The Postwar Historical View Spread by Asahi and Iwanami: Textbooks That Excluded the Kojiki and Nihon Shoki and the Structure That Degrades Japan

Published on September 25, 2019.
This essay discusses Yamanoue no Okura, the Man’yōshū, the Kojiki, the Nihon Shoki, mythology, the tomb of Emperor Nintoku, and the words of Empress Michiko, while examining the postwar structure through which historians, literary scholars, Asahi Shimbun, and Iwanami degraded Japan and elevated China and Korea.

September 25, 2019.
As long as someone says something that degrades Japan and elevates China or Korea, Asahi and Iwanami pick it up and praise it without verification.
And that is the structure by which it spreads among the Japanese people.
This is a chapter published on March 3, 2019, under the title: Postwar textbooks decided not to take up the Kojiki and the Nihon Shoki.
I am republishing once again the chapter published on June 25, 2017, under the title: A recently awarded Man’yō scholar published in Iwanami’s Bungaku the theory that the famous poet Yamanoue no Okura was a naturalized person.
The following is the continuation of the previous chapter.
A recently awarded Man’yō scholar published in Iwanami’s Bungaku the theory that the famous poet Yamanoue no Okura was a naturalized person, and it created a great reaction.
However, in the Man’yōshū, there is a poem by Okura praising Empress Jingū, who carried out the conquest of the Three Korean Kingdoms.
Furthermore, Okura also composed a poem praising Japan: “Since the age of the gods, it has been handed down that the land of Yamato, sky-filled, is the solemn land of the imperial gods, the land where the spirit of words brings blessing…”
There could not possibly have been such a naturalized person at that time.
He was probably a returnee from the Korean Peninsula after the defeat at the Battle of Baekgang.
A Man’yō scholar who does not notice that becomes a Man’yō scholar who has not even read the Man’yōshū.

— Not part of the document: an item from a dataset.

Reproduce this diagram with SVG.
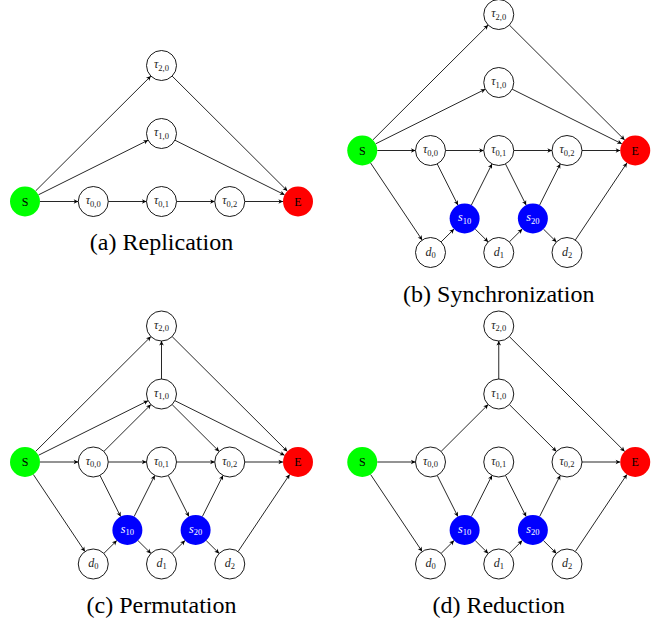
<svg xmlns="http://www.w3.org/2000/svg" width="665" height="622" viewBox="0 0 665 622">
<defs>
<marker id="arr" markerUnits="userSpaceOnUse" markerWidth="8" markerHeight="8" refX="0" refY="0" orient="auto" overflow="visible">
<path d="M0,0 L-4.6,-2.3 L-3.3,0 L-4.6,2.3 z" fill="#000"/>
</marker>
</defs>
<style>
.e{stroke:#000;stroke-width:0.85;fill:none;marker-end:url(#arr)}
.n{fill:#fff;stroke:#000;stroke-width:0.9}
.start{fill:#00ff00}
.end{fill:#ff0000}
.sync{fill:#0000ff}
.lb{font-family:"Liberation Serif","DejaVu Serif",serif;font-size:12px;font-style:italic;fill:#222;text-anchor:middle}
.sub{font-size:8.5px;font-style:normal}
.sl{fill:#ffffff}
.se{font-family:"Liberation Serif","DejaVu Serif",serif;font-size:12px;fill:#000;text-anchor:middle}
.cap{font-family:"Liberation Serif","Times New Roman",serif;font-size:24px;fill:#000;text-anchor:middle}
</style>

<!-- Panel (a) Replication -->
<g id="panel-a" transform="translate(25,201.5)">
<g id="a-connectors">
<path class="e" d="M10.63,-10.59 L125.87,-125.41"/>
<path class="e" d="M13.43,-6.69 L123.07,-61.31"/>
<path class="e" d="M15,0 L53.25,0"/>
<path class="e" d="M83.25,0 L121.5,0"/>
<path class="e" d="M151.5,0 L189.75,0"/>
<path class="e" d="M219.75,0 L258,0"/>
<path class="e" d="M149.93,-61.31 L259.57,-6.69"/>
<path class="e" d="M147.13,-125.41 L262.37,-10.59"/>
</g>
<g id="a-S"><circle class="start" cx="0" cy="0" r="15"/><text class="se" x="0" y="4">S</text></g>
<g id="a-t00"><circle class="n" cx="68.25" cy="0" r="15"/><text class="lb" x="68.25" y="2.5">τ<tspan class="sub" dy="2.5">0,0</tspan></text></g>
<g id="a-t01"><circle class="n" cx="136.5" cy="0" r="15"/><text class="lb" x="136.5" y="2.5">τ<tspan class="sub" dy="2.5">0,1</tspan></text></g>
<g id="a-t02"><circle class="n" cx="204.75" cy="0" r="15"/><text class="lb" x="204.75" y="2.5">τ<tspan class="sub" dy="2.5">0,2</tspan></text></g>
<g id="a-t10"><circle class="n" cx="136.5" cy="-68" r="15"/><text class="lb" x="136.5" y="-65.5">τ<tspan class="sub" dy="2.5">1,0</tspan></text></g>
<g id="a-t20"><circle class="n" cx="136.5" cy="-136" r="15"/><text class="lb" x="136.5" y="-133.5">τ<tspan class="sub" dy="2.5">2,0</tspan></text></g>
<g id="a-E"><circle class="end" cx="273" cy="0" r="15"/><text class="se" x="273" y="4">E</text></g>
</g>
<text class="cap" x="161.5" y="250">(a) Replication</text>

<!-- Panel (b) Synchronization -->
<g id="panel-b" transform="translate(362.25,150.5)">
<g id="b-connectors">
<path class="e" d="M10.63,-10.59 L125.87,-125.41"/>
<path class="e" d="M13.43,-6.69 L123.07,-61.31"/>
<path class="e" d="M15,0 L53.25,0"/>
<path class="e" d="M8.34,12.47 L59.91,89.53"/>
<path class="e" d="M83.25,0 L121.5,0"/>
<path class="e" d="M151.5,0 L189.75,0"/>
<path class="e" d="M219.75,0 L258,0"/>
<path class="e" d="M149.93,-61.31 L259.57,-6.69"/>
<path class="e" d="M147.13,-125.41 L262.37,-10.59"/>
<path class="e" d="M74.98,13.41 L95.65,54.59"/>
<path class="e" d="M78.86,91.39 L91.77,78.61"/>
<path class="e" d="M109.11,54.59 L129.77,13.41"/>
<path class="e" d="M112.99,78.61 L125.89,91.39"/>
<path class="e" d="M143.23,13.41 L163.89,54.59"/>
<path class="e" d="M147.11,91.39 L160.01,78.61"/>
<path class="e" d="M177.35,54.59 L198.02,13.41"/>
<path class="e" d="M181.23,78.61 L194.14,91.39"/>
<path class="e" d="M213.09,89.53 L264.66,12.47"/>
</g>
<g id="b-S"><circle class="start" cx="0" cy="0" r="15"/><text class="se" x="0" y="4">S</text></g>
<g id="b-t00"><circle class="n" cx="68.25" cy="0" r="15"/><text class="lb" x="68.25" y="2.5">τ<tspan class="sub" dy="2.5">0,0</tspan></text></g>
<g id="b-t01"><circle class="n" cx="136.5" cy="0" r="15"/><text class="lb" x="136.5" y="2.5">τ<tspan class="sub" dy="2.5">0,1</tspan></text></g>
<g id="b-t02"><circle class="n" cx="204.75" cy="0" r="15"/><text class="lb" x="204.75" y="2.5">τ<tspan class="sub" dy="2.5">0,2</tspan></text></g>
<g id="b-t10"><circle class="n" cx="136.5" cy="-68" r="15"/><text class="lb" x="136.5" y="-65.5">τ<tspan class="sub" dy="2.5">1,0</tspan></text></g>
<g id="b-t20"><circle class="n" cx="136.5" cy="-136" r="15"/><text class="lb" x="136.5" y="-133.5">τ<tspan class="sub" dy="2.5">2,0</tspan></text></g>
<g id="b-s10"><circle class="sync" cx="102.38" cy="68" r="15"/><text class="lb sl" x="102.38" y="70.5">s<tspan class="sub" dy="2.5">10</tspan></text></g>
<g id="b-s20"><circle class="sync" cx="170.62" cy="68" r="15"/><text class="lb sl" x="170.62" y="70.5">s<tspan class="sub" dy="2.5">20</tspan></text></g>
<g id="b-d0"><circle class="n" cx="68.25" cy="102" r="15"/><text class="lb" x="68.25" y="105">d<tspan class="sub" dy="2">0</tspan></text></g>
<g id="b-d1"><circle class="n" cx="136.5" cy="102" r="15"/><text class="lb" x="136.5" y="105">d<tspan class="sub" dy="2">1</tspan></text></g>
<g id="b-d2"><circle class="n" cx="204.75" cy="102" r="15"/><text class="lb" x="204.75" y="105">d<tspan class="sub" dy="2">2</tspan></text></g>
<g id="b-E"><circle class="end" cx="273" cy="0" r="15"/><text class="se" x="273" y="4">E</text></g>
</g>
<text class="cap" x="498.75" y="301.5">(b) Synchronization</text>

<!-- Panel (c) Permutation -->
<g id="panel-c" transform="translate(25,462)">
<g id="c-connectors">
<path class="e" d="M10.63,-10.59 L125.87,-125.41"/>
<path class="e" d="M13.43,-6.69 L123.07,-61.31"/>
<path class="e" d="M15,0 L53.25,0"/>
<path class="e" d="M8.34,12.47 L59.91,89.53"/>
<path class="e" d="M83.25,0 L121.5,0"/>
<path class="e" d="M151.5,0 L189.75,0"/>
<path class="e" d="M219.75,0 L258,0"/>
<path class="e" d="M149.93,-61.31 L259.57,-6.69"/>
<path class="e" d="M147.13,-125.41 L262.37,-10.59"/>
<path class="e" d="M74.98,13.41 L95.65,54.59"/>
<path class="e" d="M78.86,91.39 L91.77,78.61"/>
<path class="e" d="M109.11,54.59 L129.77,13.41"/>
<path class="e" d="M112.99,78.61 L125.89,91.39"/>
<path class="e" d="M143.23,13.41 L163.89,54.59"/>
<path class="e" d="M147.11,91.39 L160.01,78.61"/>
<path class="e" d="M177.35,54.59 L198.02,13.41"/>
<path class="e" d="M181.23,78.61 L194.14,91.39"/>
<path class="e" d="M213.09,89.53 L264.66,12.47"/>
<path class="e" d="M136.5,-83 L136.5,-121"/>
<path class="e" d="M78.88,-10.59 L125.87,-57.41"/>
<path class="e" d="M147.13,-57.41 L194.12,-10.59"/>
</g>
<g id="c-S"><circle class="start" cx="0" cy="0" r="15"/><text class="se" x="0" y="4">S</text></g>
<g id="c-t00"><circle class="n" cx="68.25" cy="0" r="15"/><text class="lb" x="68.25" y="2.5">τ<tspan class="sub" dy="2.5">0,0</tspan></text></g>
<g id="c-t01"><circle class="n" cx="136.5" cy="0" r="15"/><text class="lb" x="136.5" y="2.5">τ<tspan class="sub" dy="2.5">0,1</tspan></text></g>
<g id="c-t02"><circle class="n" cx="204.75" cy="0" r="15"/><text class="lb" x="204.75" y="2.5">τ<tspan class="sub" dy="2.5">0,2</tspan></text></g>
<g id="c-t10"><circle class="n" cx="136.5" cy="-68" r="15"/><text class="lb" x="136.5" y="-65.5">τ<tspan class="sub" dy="2.5">1,0</tspan></text></g>
<g id="c-t20"><circle class="n" cx="136.5" cy="-136" r="15"/><text class="lb" x="136.5" y="-133.5">τ<tspan class="sub" dy="2.5">2,0</tspan></text></g>
<g id="c-s10"><circle class="sync" cx="102.38" cy="68" r="15"/><text class="lb sl" x="102.38" y="70.5">s<tspan class="sub" dy="2.5">10</tspan></text></g>
<g id="c-s20"><circle class="sync" cx="170.62" cy="68" r="15"/><text class="lb sl" x="170.62" y="70.5">s<tspan class="sub" dy="2.5">20</tspan></text></g>
<g id="c-d0"><circle class="n" cx="68.25" cy="102" r="15"/><text class="lb" x="68.25" y="105">d<tspan class="sub" dy="2">0</tspan></text></g>
<g id="c-d1"><circle class="n" cx="136.5" cy="102" r="15"/><text class="lb" x="136.5" y="105">d<tspan class="sub" dy="2">1</tspan></text></g>
<g id="c-d2"><circle class="n" cx="204.75" cy="102" r="15"/><text class="lb" x="204.75" y="105">d<tspan class="sub" dy="2">2</tspan></text></g>
<g id="c-E"><circle class="end" cx="273" cy="0" r="15"/><text class="se" x="273" y="4">E</text></g>
</g>
<text class="cap" x="161.5" y="613">(c) Permutation</text>

<!-- Panel (d) Reduction -->
<g id="panel-d" transform="translate(362.25,462)">
<g id="d-connectors">
<path class="e" d="M15,0 L53.25,0"/>
<path class="e" d="M8.34,12.47 L59.91,89.53"/>
<path class="e" d="M219.75,0 L258,0"/>
<path class="e" d="M147.13,-125.41 L262.37,-10.59"/>
<path class="e" d="M74.98,13.41 L95.65,54.59"/>
<path class="e" d="M78.86,91.39 L91.77,78.61"/>
<path class="e" d="M109.11,54.59 L129.77,13.41"/>
<path class="e" d="M112.99,78.61 L125.89,91.39"/>
<path class="e" d="M143.23,13.41 L163.89,54.59"/>
<path class="e" d="M147.11,91.39 L160.01,78.61"/>
<path class="e" d="M177.35,54.59 L198.02,13.41"/>
<path class="e" d="M181.23,78.61 L194.14,91.39"/>
<path class="e" d="M213.09,89.53 L264.66,12.47"/>
<path class="e" d="M136.5,-83 L136.5,-121"/>
<path class="e" d="M78.88,-10.59 L125.87,-57.41"/>
<path class="e" d="M147.13,-57.41 L194.12,-10.59"/>
</g>
<g id="d-S"><circle class="start" cx="0" cy="0" r="15"/><text class="se" x="0" y="4">S</text></g>
<g id="d-t00"><circle class="n" cx="68.25" cy="0" r="15"/><text class="lb" x="68.25" y="2.5">τ<tspan class="sub" dy="2.5">0,0</tspan></text></g>
<g id="d-t01"><circle class="n" cx="136.5" cy="0" r="15"/><text class="lb" x="136.5" y="2.5">τ<tspan class="sub" dy="2.5">0,1</tspan></text></g>
<g id="d-t02"><circle class="n" cx="204.75" cy="0" r="15"/><text class="lb" x="204.75" y="2.5">τ<tspan class="sub" dy="2.5">0,2</tspan></text></g>
<g id="d-t10"><circle class="n" cx="136.5" cy="-68" r="15"/><text class="lb" x="136.5" y="-65.5">τ<tspan class="sub" dy="2.5">1,0</tspan></text></g>
<g id="d-t20"><circle class="n" cx="136.5" cy="-136" r="15"/><text class="lb" x="136.5" y="-133.5">τ<tspan class="sub" dy="2.5">2,0</tspan></text></g>
<g id="d-s10"><circle class="sync" cx="102.38" cy="68" r="15"/><text class="lb sl" x="102.38" y="70.5">s<tspan class="sub" dy="2.5">10</tspan></text></g>
<g id="d-s20"><circle class="sync" cx="170.62" cy="68" r="15"/><text class="lb sl" x="170.62" y="70.5">s<tspan class="sub" dy="2.5">20</tspan></text></g>
<g id="d-d0"><circle class="n" cx="68.25" cy="102" r="15"/><text class="lb" x="68.25" y="105">d<tspan class="sub" dy="2">0</tspan></text></g>
<g id="d-d1"><circle class="n" cx="136.5" cy="102" r="15"/><text class="lb" x="136.5" y="105">d<tspan class="sub" dy="2">1</tspan></text></g>
<g id="d-d2"><circle class="n" cx="204.75" cy="102" r="15"/><text class="lb" x="204.75" y="105">d<tspan class="sub" dy="2">2</tspan></text></g>
<g id="d-E"><circle class="end" cx="273" cy="0" r="15"/><text class="se" x="273" y="4">E</text></g>
</g>
<text class="cap" x="498.75" y="613">(d) Reduction</text>
</svg>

In this way, postwar Japanese historians and literary scholars have been saying terribly shoddy things.
As Mr. Hasegawa says, as long as someone says something that degrades Japan and elevates China or Korea, Asahi and Iwanami pick it up and praise it without verification.
And that is the structure by which it spreads among the Japanese people.
Postwar textbooks decided not to take up the Kojiki and the Nihon Shoki.
Therefore, ancient history in textbooks is all archaeology, such as the Stone Age, the Jōmon period, and the Yayoi period.
When one looks at the chronology of the Japanese Historical Association, even though the tomb of Emperor Nintoku exists, Emperor Nintoku does not appear.
Hasegawa.
Even though, in reality, there is a large keyhole-shaped imperial tomb in Osaka Prefecture?
Watanabe.
If you ask people on the left, archaeology does not require it to be an imperial tomb at all.
They say mythology is out of the question, and that the only things that can substantiate the existence of emperors are Chinese and Korean historical materials, and if a person who seems to be a Japanese emperor appears there, they start writing from around that point.
But if we think with common sense, ancient Chinese and Koreans could not possibly have known what was happening in Japan.
Therefore, they could not possibly have written about it.
What impresses me is that the first course in Japanese history created at the University of Tokyo in the Meiji period began with mythology.
It is not that one must believe in mythology; rather, there are historical circumstances that cannot be explained if mythology is ignored.
It takes the position that if mythology is denied, later explanations become impossible.
Hasegawa.
Her Majesty Empress Michiko clearly states, in her book Building Bridges, the idea that studying mythology is extremely important.
She says that mythology itself is not reality, but it reflects something about Japanese society.
Watanabe.
What I think is truly admirable about Her Majesty Empress Michiko is that, and I think she has written this somewhere as well, she has the resolve of Princess Ototachibana.
Ototachibana-hime was the woman who threw herself from the boat in order to save Yamato Takeru.
Yamato Takeru no Mikoto lamented, “Azuma haya, my wife!”
Of course, neither Yamato Takeru no Mikoto nor Ototachibana-hime ever appears in left-leaning textbooks.
They say that at that time it was not yet the historical age.
It does not matter whether there is a place name called “Azuma” or a city called “Yaizu.”
Because there are no Chinese documents written about it, laughter.